Kat: Thanks! I think sometimes it’s hard transitioning from being together and talking about everything to not having those deep emotional talks. You still have deeper conversations because that’s what you do with friends, but you don’t discuss or share everything with them.

I think sometimes that’s a hard transition to make because you’re kind of like, this is the person I usually talk to about everything and now we just don’t, and that can be kind of sad or hard at times, especially if you’re both doing it at different rates

Jack: I think that aspect of, you know, who am I going to tell all my dumb thoughts to, it is quite tough because now you can’t speak to that person about that stuff. I mean you can, but it’s not always helpful or healthy.

Kat: Yes, helpful is a good word. 

Jack: Do you believe it takes half the length of a relationship to get over the relationship?

Kat: Yes. I think that’s a good guide. I don’t think it’s necessarily a rule but if it comforts you to say, then I think it’s a good thing.

Jack: With a break up, I feel like sometimes you find yourself feeling like you’re back to square one. You wake up and you’re like, “Oh my god, it’s been months and I still feel like shit” and you get frustrated. Those days become less and less but it’s fine to still be upset in those moments. I think our process of moving from partners to friends probably took about two years. 

Kat: Yeah.

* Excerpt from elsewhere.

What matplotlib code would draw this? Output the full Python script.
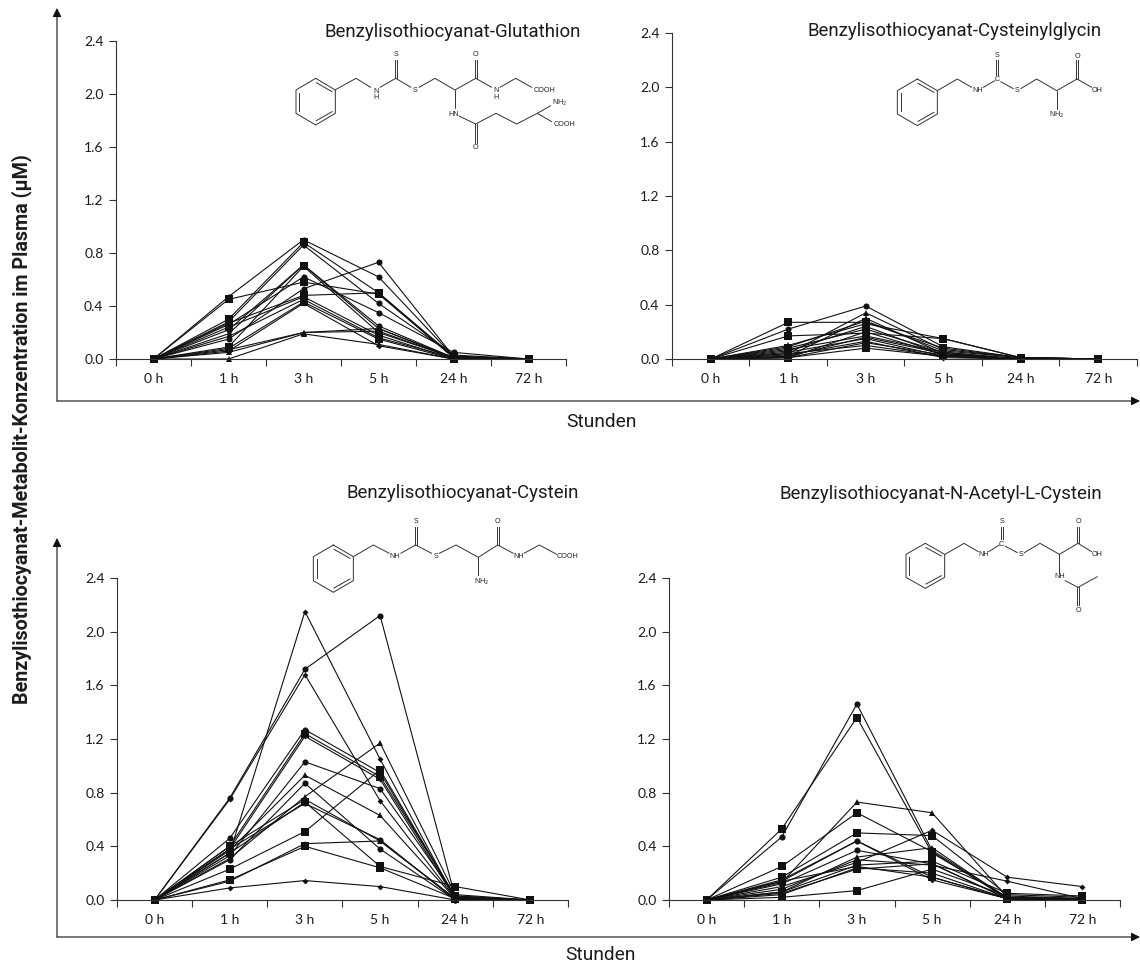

I think it’s also nice to have those check-ins with someone and still know that there’s an appreciation for the past, and I love that you and I have that. I’m glad that we could periodically check in with each other and be like, “Mate, thanks. You made me who I am”. It’s great. 

Jack: Yeah, I think it’s really nice. It is a respect and appreciation thing. It’s just nice to know that, looking back, friendships come and go and people come in and out of your life but there are constants.

I’m very grateful to have that and be able to look back and acknowledge that we have a lot of history together and we’re still friends and we can still talk and we can still support each other.